■ WHAT IS ASKED ■
Retype the whole listing, please, keeping every line exact and dropping the pictures.
==== COLLECTED MATERIAL ====
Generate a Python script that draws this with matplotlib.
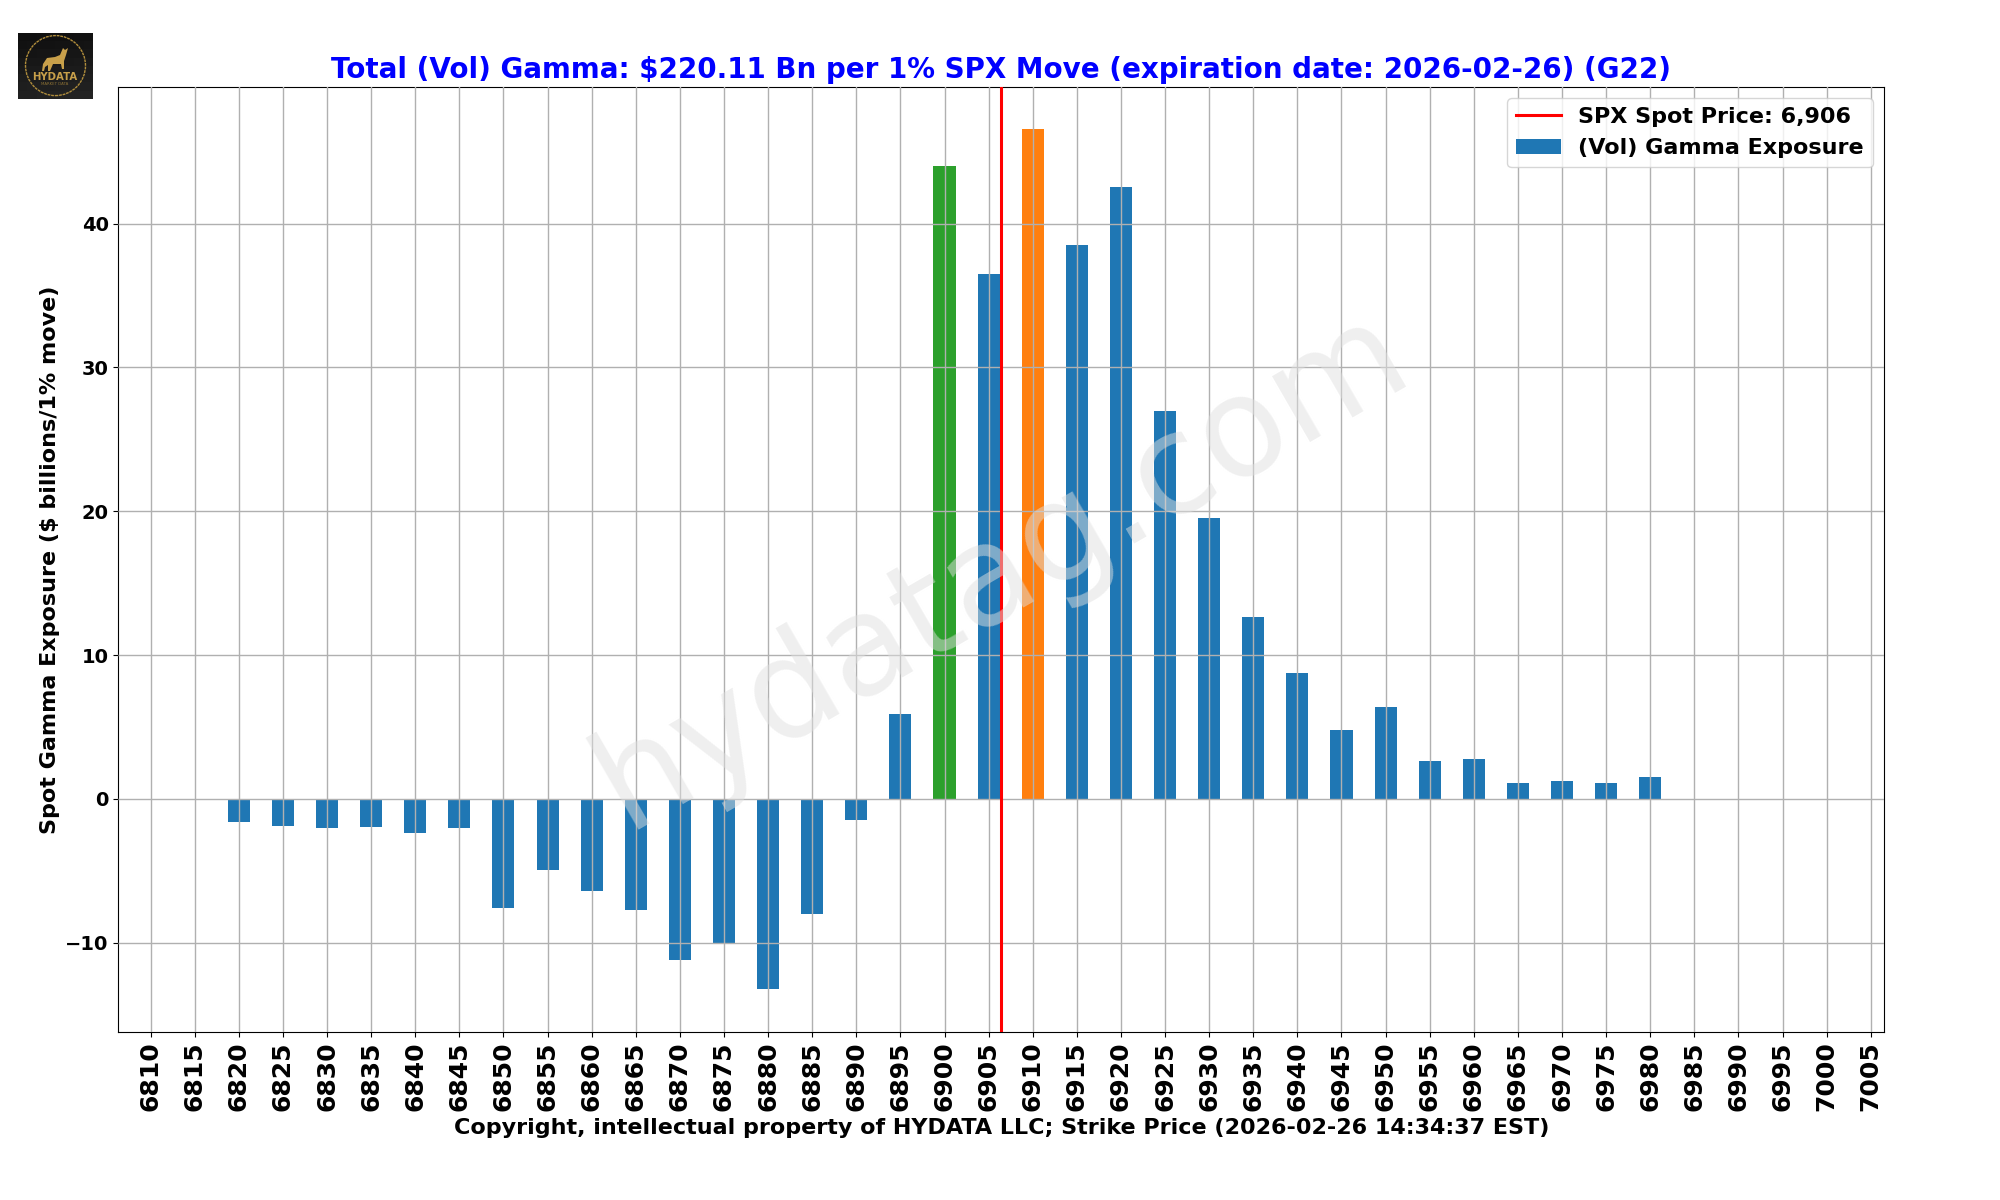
import numpy as np
import matplotlib
matplotlib.use("Agg")
import matplotlib.pyplot as plt
from matplotlib.patches import Circle, Polygon

strikes = list(range(6810, 7010, 5))
gamma = [0, 0, -1.6, -1.9, -2.0, -1.95, -2.35, -2.0, -7.6, -4.95, -6.4, -7.75, -11.2, -10.1,
         -13.2, -8.0, -1.45, 5.9, 44.0, 36.5, 46.6, 38.5, 42.55, 27.0, 19.5, 12.65, 8.75, 4.8,
         6.4, 2.6, 2.75, 1.1, 1.25, 1.1, 1.5, 0, 0, 0, 0, 0]
spot = 6906.4
green_strike = 6900
orange_strike = 6910
title = "Total (Vol) Gamma: $220.11 Bn per 1% SPX Move (expiration date: 2026-02-26) (G22)"
xlabel = "Copyright, intellectual property of HYDATA LLC; Strike Price (2026-02-26 14:34:37 EST)"
ylabel = "Spot Gamma Exposure ($ billions/1% move)"

colors = ["#2ca02c" if s == green_strike else "#ff7f0e" if s == orange_strike else "#1f77b4"
          for s in strikes]

fig = plt.figure(figsize=(20, 12), dpi=100)
ax = fig.add_axes([0.0592, 0.1402, 0.8828, 0.7873])
bars = ax.bar(strikes, gamma, width=2.5, color=colors, label="(Vol) Gamma Exposure", zorder=2)
ax.grid(True, color="#b0b0b0", linewidth=1.0, zorder=3)
ax.set_axisbelow(False)
line = ax.axvline(spot, color="red", linewidth=2.2, label="SPX Spot Price: 6,906", zorder=4)
ax.set_xlim(6806.35, 7006.5)
ax.set_ylim(-16.2, 49.5)
ax.set_xticks(strikes)
ax.set_xticklabels([str(s) for s in strikes], rotation=90, fontsize=18, fontweight="bold")
ax.tick_params(axis="y", labelsize=14)
for t in ax.get_yticklabels():
    t.set_fontweight("bold")
for s in ax.spines.values():
    s.set_color("black")
ax.set_title(title, fontsize=20, fontweight="bold", color="blue", pad=6.8)
ax.set_xlabel(xlabel, fontsize=16, fontweight="bold", labelpad=4.5)
ax.set_ylabel(ylabel, fontsize=16, fontweight="bold")
ax.legend(handles=[line, bars], prop={"size": 16, "weight": "bold"}, loc="upper right")
ax.text(0.5, 0.49, "hydatag.com", transform=ax.transAxes, fontsize=100, color="#e0e0e0", alpha=0.5,
        rotation=30, ha="center", va="center", zorder=5)

logo = fig.add_axes([0.009, 0.9175, 0.0375, 0.055])
logo.axis("off")
logo.imshow(np.linspace(0.06, 0.14, 64).reshape(8, 8), cmap="gray", vmin=0, vmax=1,
            extent=(0, 75, 0, 66), aspect="auto")
logo.add_patch(Circle((37.5, 33.4), 30, fill=False, ec="#b08d3c", lw=1, ls=(0, (2, 0.6))))
logo.add_patch(Polygon([(25, 35), (29, 41), (37, 42), (42, 44), (45, 51), (47, 49), (50, 51),
                        (48, 44), (46, 38), (46, 30), (44, 30), (43, 35), (38, 35), (35, 35),
                        (32, 28), (30, 28), (30, 34), (27, 32), (26, 28), (24, 28)],
                       closed=True, fc="#c8a04a", ec="none"))
logo.text(37, 21.7, "HYDATA", color="#c8a04a", fontsize=7.3, fontweight="bold", ha="center", va="center")
logo.text(37, 14.7, "MARKET DATA", color="#8a6f33", fontsize=2.8, ha="center", va="center")
logo.set_xlim(0, 75)
logo.set_ylim(0, 66)

fig.savefig("out.png", dpi=100)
====
■ RESPONSE TO THIS EXERCISE ■
Generate a Python script that draws this with matplotlib.
import numpy as np
import matplotlib
matplotlib.use("Agg")
import matplotlib.pyplot as plt
from matplotlib.patches import Circle, Polygon

strikes = list(range(6810, 7010, 5))
gamma = [0, 0, -1.6, -1.9, -2.0, -1.95, -2.35, -2.0, -7.6, -4.95, -6.4, -7.75, -11.2, -10.1,
         -13.2, -8.0, -1.45, 5.9, 44.0, 36.5, 46.6, 38.5, 42.55, 27.0, 19.5, 12.65, 8.75, 4.8,
         6.4, 2.6, 2.75, 1.1, 1.25, 1.1, 1.5, 0, 0, 0, 0, 0]
spot = 6906.4
green_strike = 6900
orange_strike = 6910
title = "Total (Vol) Gamma: $220.11 Bn per 1% SPX Move (expiration date: 2026-02-26) (G22)"
xlabel = "Copyright, intellectual property of HYDATA LLC; Strike Price (2026-02-26 14:34:37 EST)"
ylabel = "Spot Gamma Exposure ($ billions/1% move)"

colors = ["#2ca02c" if s == green_strike else "#ff7f0e" if s == orange_strike else "#1f77b4"
          for s in strikes]

fig = plt.figure(figsize=(20, 12), dpi=100)
ax = fig.add_axes([0.0592, 0.1402, 0.8828, 0.7873])
bars = ax.bar(strikes, gamma, width=2.5, color=colors, label="(Vol) Gamma Exposure", zorder=2)
ax.grid(True, color="#b0b0b0", linewidth=1.0, zorder=3)
ax.set_axisbelow(False)
line = ax.axvline(spot, color="red", linewidth=2.2, label="SPX Spot Price: 6,906", zorder=4)
ax.set_xlim(6806.35, 7006.5)
ax.set_ylim(-16.2, 49.5)
ax.set_xticks(strikes)
ax.set_xticklabels([str(s) for s in strikes], rotation=90, fontsize=18, fontweight="bold")
ax.tick_params(axis="y", labelsize=14)
for t in ax.get_yticklabels():
    t.set_fontweight("bold")
for s in ax.spines.values():
    s.set_color("black")
ax.set_title(title, fontsize=20, fontweight="bold", color="blue", pad=6.8)
ax.set_xlabel(xlabel, fontsize=16, fontweight="bold", labelpad=4.5)
ax.set_ylabel(ylabel, fontsize=16, fontweight="bold")
ax.legend(handles=[line, bars], prop={"size": 16, "weight": "bold"}, loc="upper right")
ax.text(0.5, 0.49, "hydatag.com", transform=ax.transAxes, fontsize=100, color="#e0e0e0", alpha=0.5,
        rotation=30, ha="center", va="center", zorder=5)

logo = fig.add_axes([0.009, 0.9175, 0.0375, 0.055])
logo.axis("off")
logo.imshow(np.linspace(0.06, 0.14, 64).reshape(8, 8), cmap="gray", vmin=0, vmax=1,
            extent=(0, 75, 0, 66), aspect="auto")
logo.add_patch(Circle((37.5, 33.4), 30, fill=False, ec="#b08d3c", lw=1, ls=(0, (2, 0.6))))
logo.add_patch(Polygon([(25, 35), (29, 41), (37, 42), (42, 44), (45, 51), (47, 49), (50, 51),
                        (48, 44), (46, 38), (46, 30), (44, 30), (43, 35), (38, 35), (35, 35),
                        (32, 28), (30, 28), (30, 34), (27, 32), (26, 28), (24, 28)],
                       closed=True, fc="#c8a04a", ec="none"))
logo.text(37, 21.7, "HYDATA", color="#c8a04a", fontsize=7.3, fontweight="bold", ha="center", va="center")
logo.text(37, 14.7, "MARKET DATA", color="#8a6f33", fontsize=2.8, ha="center", va="center")
logo.set_xlim(0, 75)
logo.set_ylim(0, 66)

fig.savefig("out.png", dpi=100)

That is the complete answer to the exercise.